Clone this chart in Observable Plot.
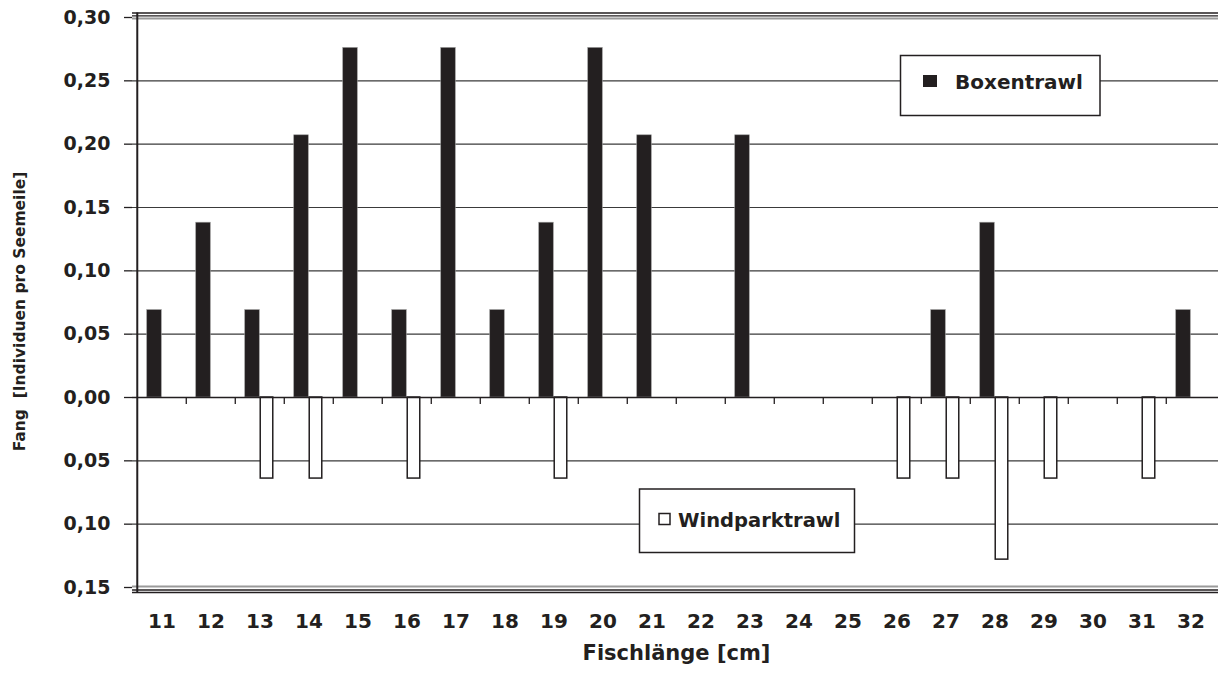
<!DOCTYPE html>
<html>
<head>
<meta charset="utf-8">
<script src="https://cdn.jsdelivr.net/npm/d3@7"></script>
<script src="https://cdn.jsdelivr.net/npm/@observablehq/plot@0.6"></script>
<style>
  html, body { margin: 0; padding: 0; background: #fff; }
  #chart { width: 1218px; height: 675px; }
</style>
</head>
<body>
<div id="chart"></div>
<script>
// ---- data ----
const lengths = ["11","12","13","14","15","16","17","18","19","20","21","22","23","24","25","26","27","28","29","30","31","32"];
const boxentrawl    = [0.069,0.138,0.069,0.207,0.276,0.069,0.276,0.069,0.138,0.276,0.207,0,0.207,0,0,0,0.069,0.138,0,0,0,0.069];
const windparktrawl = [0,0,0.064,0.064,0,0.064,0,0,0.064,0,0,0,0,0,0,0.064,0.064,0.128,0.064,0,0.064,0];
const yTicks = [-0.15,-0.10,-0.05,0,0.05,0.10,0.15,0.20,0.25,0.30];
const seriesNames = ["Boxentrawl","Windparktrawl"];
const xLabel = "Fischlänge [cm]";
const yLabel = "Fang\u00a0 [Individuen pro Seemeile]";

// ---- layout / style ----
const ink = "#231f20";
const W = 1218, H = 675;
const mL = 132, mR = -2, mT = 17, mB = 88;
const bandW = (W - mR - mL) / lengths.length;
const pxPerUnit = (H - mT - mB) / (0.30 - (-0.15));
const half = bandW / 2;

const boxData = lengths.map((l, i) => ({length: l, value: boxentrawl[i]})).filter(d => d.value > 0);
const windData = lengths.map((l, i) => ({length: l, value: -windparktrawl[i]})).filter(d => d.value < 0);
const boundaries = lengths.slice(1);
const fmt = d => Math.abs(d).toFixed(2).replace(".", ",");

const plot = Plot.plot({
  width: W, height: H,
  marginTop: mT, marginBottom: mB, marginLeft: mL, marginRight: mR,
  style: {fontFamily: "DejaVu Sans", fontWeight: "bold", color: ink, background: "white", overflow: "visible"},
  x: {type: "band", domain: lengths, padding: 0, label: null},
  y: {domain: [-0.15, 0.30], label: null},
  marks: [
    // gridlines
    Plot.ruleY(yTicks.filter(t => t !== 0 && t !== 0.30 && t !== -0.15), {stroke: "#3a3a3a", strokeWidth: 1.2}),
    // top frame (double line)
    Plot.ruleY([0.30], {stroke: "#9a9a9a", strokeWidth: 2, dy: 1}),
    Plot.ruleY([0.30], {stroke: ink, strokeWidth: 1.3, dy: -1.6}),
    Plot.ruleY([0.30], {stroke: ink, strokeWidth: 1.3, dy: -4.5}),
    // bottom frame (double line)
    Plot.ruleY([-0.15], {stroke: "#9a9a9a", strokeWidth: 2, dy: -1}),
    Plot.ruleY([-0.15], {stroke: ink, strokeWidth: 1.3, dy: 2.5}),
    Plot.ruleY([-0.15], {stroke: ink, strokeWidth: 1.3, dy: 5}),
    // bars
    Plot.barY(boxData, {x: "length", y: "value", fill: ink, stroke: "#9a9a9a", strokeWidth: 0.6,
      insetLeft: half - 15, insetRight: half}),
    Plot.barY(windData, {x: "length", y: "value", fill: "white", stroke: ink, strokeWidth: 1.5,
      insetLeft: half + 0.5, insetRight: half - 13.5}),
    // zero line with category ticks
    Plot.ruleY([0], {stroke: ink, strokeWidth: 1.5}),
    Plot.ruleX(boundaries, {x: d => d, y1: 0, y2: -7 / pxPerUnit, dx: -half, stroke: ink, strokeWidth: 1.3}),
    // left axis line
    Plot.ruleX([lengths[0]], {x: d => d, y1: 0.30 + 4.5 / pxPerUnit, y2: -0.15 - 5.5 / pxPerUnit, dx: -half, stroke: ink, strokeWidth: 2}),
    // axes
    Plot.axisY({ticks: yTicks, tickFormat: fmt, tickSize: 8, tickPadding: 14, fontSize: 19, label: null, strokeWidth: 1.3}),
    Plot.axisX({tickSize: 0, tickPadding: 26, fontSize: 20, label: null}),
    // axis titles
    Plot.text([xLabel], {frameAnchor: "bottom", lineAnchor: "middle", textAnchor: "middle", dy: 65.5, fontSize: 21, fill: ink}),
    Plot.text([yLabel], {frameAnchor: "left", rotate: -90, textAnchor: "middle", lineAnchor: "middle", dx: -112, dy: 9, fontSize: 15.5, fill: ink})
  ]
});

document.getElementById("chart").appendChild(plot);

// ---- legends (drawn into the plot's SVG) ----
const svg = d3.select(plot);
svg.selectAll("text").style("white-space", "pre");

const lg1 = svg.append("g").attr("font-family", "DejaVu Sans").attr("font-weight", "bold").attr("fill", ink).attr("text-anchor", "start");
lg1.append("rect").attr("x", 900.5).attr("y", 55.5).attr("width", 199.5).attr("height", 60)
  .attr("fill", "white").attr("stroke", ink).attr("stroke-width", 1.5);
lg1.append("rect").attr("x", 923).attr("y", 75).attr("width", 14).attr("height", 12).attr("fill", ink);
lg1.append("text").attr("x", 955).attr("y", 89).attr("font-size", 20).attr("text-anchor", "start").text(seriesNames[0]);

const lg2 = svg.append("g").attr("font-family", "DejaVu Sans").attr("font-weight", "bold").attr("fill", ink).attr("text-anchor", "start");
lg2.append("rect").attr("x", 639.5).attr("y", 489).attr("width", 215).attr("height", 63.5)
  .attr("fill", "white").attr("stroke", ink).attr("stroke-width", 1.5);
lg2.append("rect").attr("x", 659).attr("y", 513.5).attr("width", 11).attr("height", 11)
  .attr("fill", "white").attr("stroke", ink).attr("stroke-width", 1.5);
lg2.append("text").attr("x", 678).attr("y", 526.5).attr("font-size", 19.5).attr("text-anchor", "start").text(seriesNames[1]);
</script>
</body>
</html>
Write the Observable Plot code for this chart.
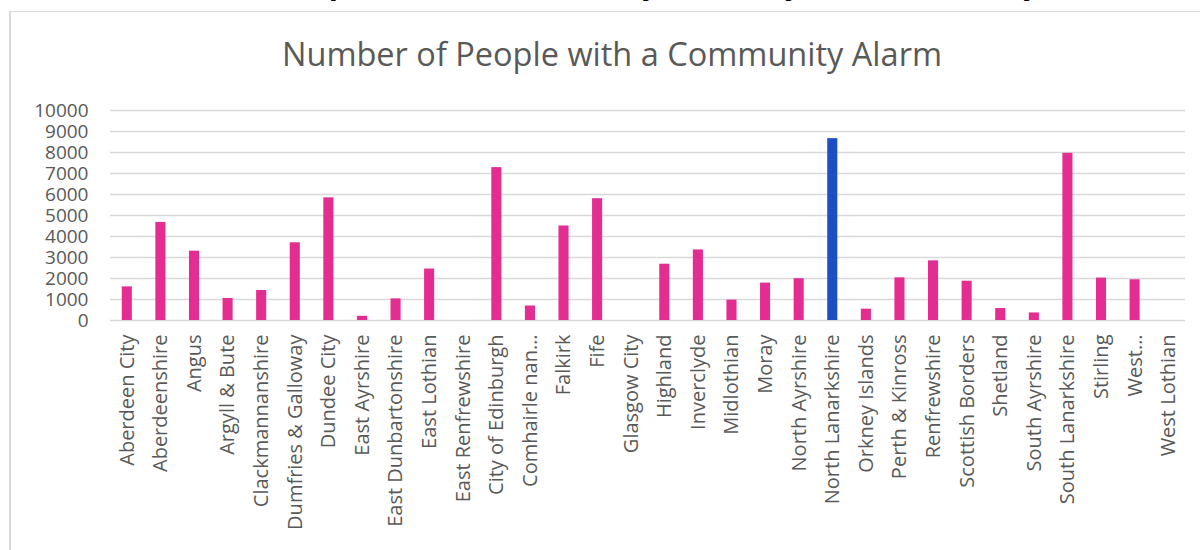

==========

Task objective: Write down every line from the opening of the listing to the line with "const fmt = d", both included, and nothing else; the pictures are omitted.

Answer to the exercise:
Clone this chart in Observable Plot.
<!DOCTYPE html>
<html>
<head>
<meta charset="utf-8">
<script src="https://cdn.jsdelivr.net/npm/d3@7"></script>
<script src="https://cdn.jsdelivr.net/npm/@observablehq/plot@0.6"></script>
<style>
  html, body { margin: 0; padding: 0; background: #fff; }
  #chart { width: 1218px; height: 675px; }
</style>
</head>
<body>
<div id="chart"></div>
<script>
// ---- data ----
const lengths = ["11","12","13","14","15","16","17","18","19","20","21","22","23","24","25","26","27","28","29","30","31","32"];
const boxentrawl    = [0.069,0.138,0.069,0.207,0.276,0.069,0.276,0.069,0.138,0.276,0.207,0,0.207,0,0,0,0.069,0.138,0,0,0,0.069];
const windparktrawl = [0,0,0.064,0.064,0,0.064,0,0,0.064,0,0,0,0,0,0,0.064,0.064,0.128,0.064,0,0.064,0];
const yTicks = [-0.15,-0.10,-0.05,0,0.05,0.10,0.15,0.20,0.25,0.30];
const seriesNames = ["Boxentrawl","Windparktrawl"];
const xLabel = "Fischlänge [cm]";
const yLabel = "Fang\u00a0 [Individuen pro Seemeile]";

// ---- layout / style ----
const ink = "#231f20";
const W = 1218, H = 675;
const mL = 132, mR = -2, mT = 17, mB = 88;
const bandW = (W - mR - mL) / lengths.length;
const pxPerUnit = (H - mT - mB) / (0.30 - (-0.15));
const half = bandW / 2;

const boxData = lengths.map((l, i) => ({length: l, value: boxentrawl[i]})).filter(d => d.value > 0);
const windData = lengths.map((l, i) => ({length: l, value: -windparktrawl[i]})).filter(d => d.value < 0);
const boundaries = lengths.slice(1);
const fmt = d => Math.abs(d).toFixed(2).replace(".", ",");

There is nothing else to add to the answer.